Entries with chart source code
○ ○ ○ ○ ○ ○ ○

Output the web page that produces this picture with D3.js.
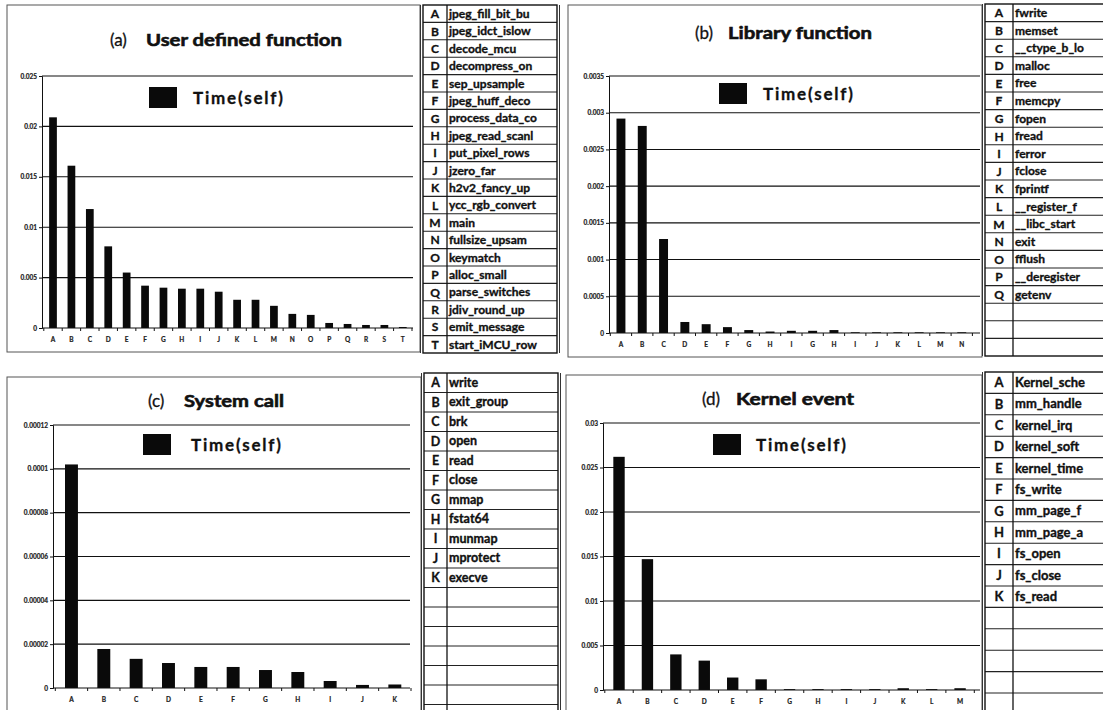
<!DOCTYPE html>
<html>
<head>
  <meta charset="utf-8" />
  <title>Time(self) profiles</title>
  <script src="https://cdn.jsdelivr.net/npm/d3@7/dist/d3.min.js"></script>
  <style>
    body { margin: 0; background: #fff; }
    text { font-family: Lato, "Open Sans", sans-serif; }
  </style>
</head>
<body>
<svg id="chart" width="1103" height="710"></svg>
<script>
// ---- data ----
let catsA = ['A','B','C','D','E','F','G','H','I','J','K','L','M','N','O','P','Q','R','S','T']
let valsA = [0.0209, 0.0161, 0.0118, 0.0081, 0.0055, 0.0042, 0.0040, 0.0039, 0.0039, 0.0036,
             0.0028, 0.0028, 0.0022, 0.0014, 0.0013, 0.0005, 0.0004, 0.0003, 0.0003, 0.0001]
// names as far as the table cells show them
let namesA = ['jpeg_fill_bit_bu','jpeg_idct_islow','decode_mcu','decompress_on','sep_upsample',
              'jpeg_huff_deco','process_data_co','jpeg_read_scanl','put_pixel_rows','jzero_far',
              'h2v2_fancy_up','ycc_rgb_convert','main','fullsize_upsam','keymatch',
              'alloc_small','parse_switches','jdiv_round_up','emit_message','start_iMCU_row']
let ticksA = [0, 0.005, 0.01, 0.015, 0.02, 0.025]

let catsB = ['A','B','C','D','E','F','G','H','I','G','H','I','J','K','L','M','N']
let valsB = [0.00292, 0.00282, 0.00128, 0.00015, 0.00012, 0.00008, 0.00004, 0.00002, 0.00003,
             0.00003, 0.00004, 0.00001, 0.00001, 0.00001, 0.00001, 0.00001, 0.00001]
let tableLettersB = ['A','B','C','D','E','F','G','H','I','J','K','L','M','N','O','P','Q']
let namesB = ['fwrite','memset','__ctype_b_lo','malloc','free','memcpy','fopen','fread','ferror',
              'fclose','fprintf','__register_f','__libc_start','exit','fflush',
              '__deregister','getenv']
let ticksB = [0, 0.0005, 0.001, 0.0015, 0.002, 0.0025, 0.003, 0.0035]

let catsC = ['A','B','C','D','E','F','G','H','I','J','K']
let valsC = [0.000102, 0.0000178, 0.0000133, 0.0000114, 0.0000096, 0.0000096, 0.0000082,
             0.0000073, 0.0000032, 0.0000014, 0.0000016]
let namesC = ['write','exit_group','brk','open','read','close','mmap','fstat64','munmap','mprotect','execve']
let ticksC = [0, 0.00002, 0.00004, 0.00006, 0.00008, 0.0001, 0.00012]

let catsD = ['A','B','C','D','E','F','G','H','I','J','K','L','M']
let valsD = [0.0262, 0.0147, 0.0040, 0.0033, 0.0014, 0.0012, 0.0001, 0.0001, 0.0001, 0.0001,
             0.0002, 0.0001, 0.0002]
let tableLettersD = ['A','B','C','D','E','F','G','H','I','J','K']
let namesD = ['Kernel_sche','mm_handle','kernel_irq','kernel_soft','kernel_time',
              'fs_write','mm_page_f','mm_page_a','fs_open','fs_close','fs_read']
let ticksD = [0, 0.005, 0.01, 0.015, 0.02, 0.025, 0.03]

let legendLabel = 'Time(self)'

let svg = d3.select('#chart')
svg.append('rect').attr('width', 1103).attr('height', 710).attr('fill', '#fff')

function drawPanel(p) {
  let g = svg.append('g')

  // outer frame
  g.append('rect')
    .attr('x', p.frame[0]).attr('y', p.frame[1])
    .attr('width', p.frame[2]).attr('height', p.frame[3])
    .attr('fill', 'none').attr('stroke', '#555').attr('stroke-width', 1)

  let yScale = d3.scaleLinear().domain([0, p.max]).range([p.y0, p.yTop])
  let xScale = d3.scaleBand()
    .domain(d3.range(p.cats.length))
    .range([p.bandStart, p.bandEnd])
    .paddingInner(p.pad)
    .paddingOuter(p.pad / 2)

  // gridlines
  g.selectAll('line.grid')
    .data(p.ticks.filter(d => d > 0))
    .enter()
    .append('line')
    .attr('class', 'grid')
    .attr('x1', p.axisX).attr('x2', p.gridRight)
    .attr('y1', d => yScale(d)).attr('y2', d => yScale(d))
    .attr('stroke', '#111').attr('stroke-width', 1.1)

  // y axis
  let yAxis = d3.axisLeft(yScale).tickValues(p.ticks).tickSize(3).tickFormat(d => String(d))
  let ya = g.append('g').attr('transform', 'translate(' + p.axisX + ',0)').call(yAxis)
  ya.select('.domain').attr('stroke', '#111')
  ya.selectAll('line').attr('stroke', '#111')
  ya.selectAll('text')
    .attr('font-size', 6.5).attr('font-weight', 'bold').attr('fill', '#222')
    .attr('stroke', '#222').attr('stroke-width', 0.2)
    .attr('font-family', 'Lato, sans-serif').attr('x', -5)

  // bars
  g.selectAll('rect.bar')
    .data(p.vals)
    .enter()
    .append('rect')
    .attr('class', 'bar')
    .attr('x', (d, i) => xScale(i))
    .attr('y', d => yScale(d))
    .attr('width', xScale.bandwidth())
    .attr('height', d => p.y0 - yScale(d))
    .attr('fill', '#0a0a0a')

  // x axis line + category boundary ticks
  g.append('line')
    .attr('x1', p.axisX).attr('x2', p.gridRight)
    .attr('y1', p.y0).attr('y2', p.y0)
    .attr('stroke', '#111').attr('stroke-width', 1.2)
  let step = xScale.step()
  g.selectAll('line.xtick')
    .data(d3.range(p.cats.length + 1))
    .enter()
    .append('line')
    .attr('class', 'xtick')
    .attr('x1', i => xScale(0) - step * p.pad / 2 + i * step)
    .attr('x2', i => xScale(0) - step * p.pad / 2 + i * step)
    .attr('y1', p.y0).attr('y2', p.y0 + 3)
    .attr('stroke', '#111')

  g.selectAll('text.xlab')
    .data(p.cats)
    .enter()
    .append('text')
    .attr('class', 'xlab')
    .attr('x', (d, i) => xScale(i) + xScale.bandwidth() / 2)
    .attr('y', p.y0 + 14)
    .attr('text-anchor', 'middle')
    .attr('font-size', 6.5).attr('font-weight', 'bold').attr('fill', '#222')
    .attr('stroke', '#222').attr('stroke-width', 0.2)
    .text(d => d)

  // title
  g.append('text')
    .attr('x', p.title.x1).attr('y', p.title.y)
    .attr('font-size', 17).attr('fill', '#111')
    .attr('stroke', '#111').attr('stroke-width', 0.3)
    .text(p.title.tag)
  g.append('text')
    .attr('x', p.title.x2).attr('y', p.title.y)
    .attr('font-size', 17).attr('font-weight', 'bold').attr('fill', '#111')
    .attr('stroke', '#111').attr('stroke-width', 0.6)
    .attr('textLength', p.title.w).attr('lengthAdjust', 'spacingAndGlyphs')
    .text(p.title.text)

  // legend
  g.append('rect')
    .attr('x', p.legend[0]).attr('y', p.legend[1])
    .attr('width', 28).attr('height', 21)
    .attr('fill', '#0a0a0a')
  g.append('text')
    .attr('x', p.legend[2]).attr('y', p.legend[3])
    .attr('font-size', 17).attr('font-weight', 'bold').attr('fill', '#111')
    .attr('stroke', '#111').attr('stroke-width', 0.3)
    .attr('textLength', 90).attr('lengthAdjust', 'spacing')
    .text(legendLabel)
}

function drawTable(t) {
  let g = svg.append('g')
  let id = 'clip' + t.id
  svg.append('clipPath').attr('id', id)
    .append('rect').attr('x', t.x).attr('y', t.y).attr('width', t.w).attr('height', t.h)

  let rows = d3.range(t.rows)
  let body = g.append('g').attr('clip-path', 'url(#' + id + ')')

  body.selectAll('line.row')
    .data(rows.slice(1))
    .enter()
    .append('line')
    .attr('x1', t.x).attr('x2', t.x + t.w)
    .attr('y1', i => t.y + i * t.rowH).attr('y2', i => t.y + i * t.rowH)
    .attr('stroke', '#222').attr('stroke-width', 1.1)

  body.append('line')
    .attr('x1', t.x + t.lw).attr('x2', t.x + t.lw)
    .attr('y1', t.y).attr('y2', t.y + t.h)
    .attr('stroke', '#111').attr('stroke-width', 1.3)

  body.selectAll('text.letter')
    .data(t.letters)
    .enter()
    .append('text')
    .attr('x', t.x + t.lw / 2)
    .attr('y', (d, i) => t.y + i * t.rowH + t.rowH / 2 + 4.5)
    .attr('text-anchor', 'middle')
    .attr('font-family', '"Open Sans", sans-serif')
    .attr('font-size', t.fs).attr('font-weight', 'bold').attr('fill', '#111')
    .attr('stroke', '#111').attr('stroke-width', 0.3)
    .text(d => d)

  body.selectAll('text.name')
    .data(t.names)
    .enter()
    .append('text')
    .attr('x', t.x + t.lw + 2)
    .attr('y', (d, i) => t.y + i * t.rowH + t.rowH / 2 + 4.2)
    .attr('font-family', '"DejaVu Sans Mono", monospace')
    .attr('font-size', t.fs).attr('font-weight', 'bold').attr('fill', '#111')
    .attr('stroke', '#111').attr('stroke-width', 0.35)
    .text(d => d)

  // double border
  g.append('rect')
    .attr('x', t.x).attr('y', t.y).attr('width', t.w).attr('height', t.h)
    .attr('fill', 'none').attr('stroke', '#111').attr('stroke-width', 1.4)
  g.append('line')
    .attr('x1', t.x - 2.5).attr('x2', t.x - 2.5).attr('y1', t.y).attr('y2', t.y + t.h)
    .attr('stroke', '#333')
  g.append('line')
    .attr('x1', t.x + t.w + 2.5).attr('x2', t.x + t.w + 2.5).attr('y1', t.y).attr('y2', t.y + t.h)
    .attr('stroke', '#333')
}

drawPanel({
  cats: catsA, vals: valsA, ticks: ticksA, max: 0.025,
  frame: [7, 5, 413, 347], axisX: 42, gridRight: 413, bandStart: 43.8, bandEnd: 412, pad: 0.58,
  y0: 328, yTop: 76,
  title: { tag: '(a)', text: 'User defined function', x1: 110, x2: 146, y: 46, w: 196 },
  legend: [149, 87, 193, 104]
})
drawPanel({
  cats: catsB, vals: valsB, ticks: ticksB, max: 0.0035,
  frame: [568, 5, 414, 352], axisX: 609, gridRight: 980, bandStart: 610.3, bandEnd: 972.4, pad: 0.58,
  y0: 333, yTop: 76,
  title: { tag: '(b)', text: 'Library function', x1: 695, x2: 728, y: 39, w: 144 },
  legend: [719, 83, 763, 100]
})
drawPanel({
  cats: catsC, vals: valsC, ticks: ticksC, max: 0.00012,
  frame: [7, 377, 414, 345], axisX: 53, gridRight: 410, bandStart: 55.3, bandEnd: 411, pad: 0.6,
  y0: 688, yTop: 425,
  title: { tag: '(c)', text: 'System call', x1: 148, x2: 184, y: 407, w: 100 },
  legend: [143, 434, 191, 451]
})
drawPanel({
  cats: catsD, vals: valsD, ticks: ticksD, max: 0.03,
  frame: [566, 375, 416, 345], axisX: 603, gridRight: 980, bandStart: 604.8, bandEnd: 974.3, pad: 0.6,
  y0: 690, yTop: 423,
  title: { tag: '(d)', text: 'Kernel event', x1: 702, x2: 736, y: 405, w: 118 },
  legend: [713, 434, 756, 451]
})

drawTable({ id: 'a', x: 423, y: 5, w: 134, h: 348, lw: 24, rowH: 17.4, rows: 20, fs: 12, letters: catsA, names: namesA })
drawTable({ id: 'b', x: 985, y: 4, w: 150, h: 352, lw: 28, rowH: 17.6, rows: 20, fs: 12, letters: tableLettersB, names: namesB })
drawTable({ id: 'c', x: 424, y: 373, w: 134, h: 345, lw: 23, rowH: 19.5, rows: 18, fs: 12.5, letters: catsC, names: namesC })
drawTable({ id: 'd', x: 985, y: 372, w: 150, h: 345, lw: 28, rowH: 21.4, rows: 17, fs: 13, letters: tableLettersD, names: namesD })
</script>
</body>
</html>
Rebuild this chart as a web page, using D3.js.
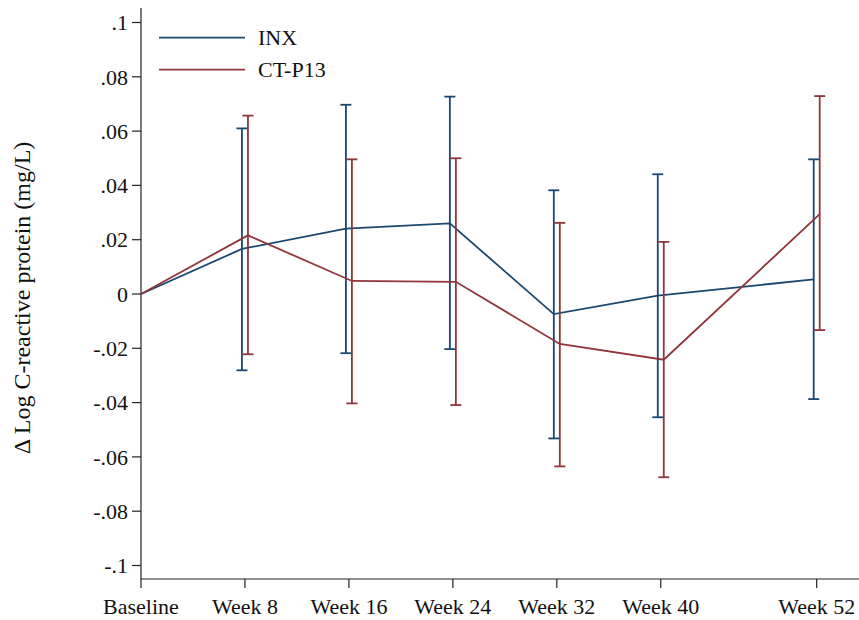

○ ○ ○ ○ ○ ○ ○

STATED TASK
Please reproduce the listing exactly from its opening line through the line that contains "let ticksA = [0, 0.005, 0.01, 0.015, 0.02, 0.025]", both included, with all pictures omitted.

ANSWER TO THIS EXERCISE
Output the web page that produces this picture with D3.js.
<!DOCTYPE html>
<html>
<head>
  <meta charset="utf-8" />
  <title>Time(self) profiles</title>
  <script src="https://cdn.jsdelivr.net/npm/d3@7/dist/d3.min.js"></script>
  <style>
    body { margin: 0; background: #fff; }
    text { font-family: Lato, "Open Sans", sans-serif; }
  </style>
</head>
<body>
<svg id="chart" width="1103" height="710"></svg>
<script>
// ---- data ----
let catsA = ['A','B','C','D','E','F','G','H','I','J','K','L','M','N','O','P','Q','R','S','T']
let valsA = [0.0209, 0.0161, 0.0118, 0.0081, 0.0055, 0.0042, 0.0040, 0.0039, 0.0039, 0.0036,
             0.0028, 0.0028, 0.0022, 0.0014, 0.0013, 0.0005, 0.0004, 0.0003, 0.0003, 0.0001]
// names as far as the table cells show them
let namesA = ['jpeg_fill_bit_bu','jpeg_idct_islow','decode_mcu','decompress_on','sep_upsample',
              'jpeg_huff_deco','process_data_co','jpeg_read_scanl','put_pixel_rows','jzero_far',
              'h2v2_fancy_up','ycc_rgb_convert','main','fullsize_upsam','keymatch',
              'alloc_small','parse_switches','jdiv_round_up','emit_message','start_iMCU_row']
let ticksA = [0, 0.005, 0.01, 0.015, 0.02, 0.025]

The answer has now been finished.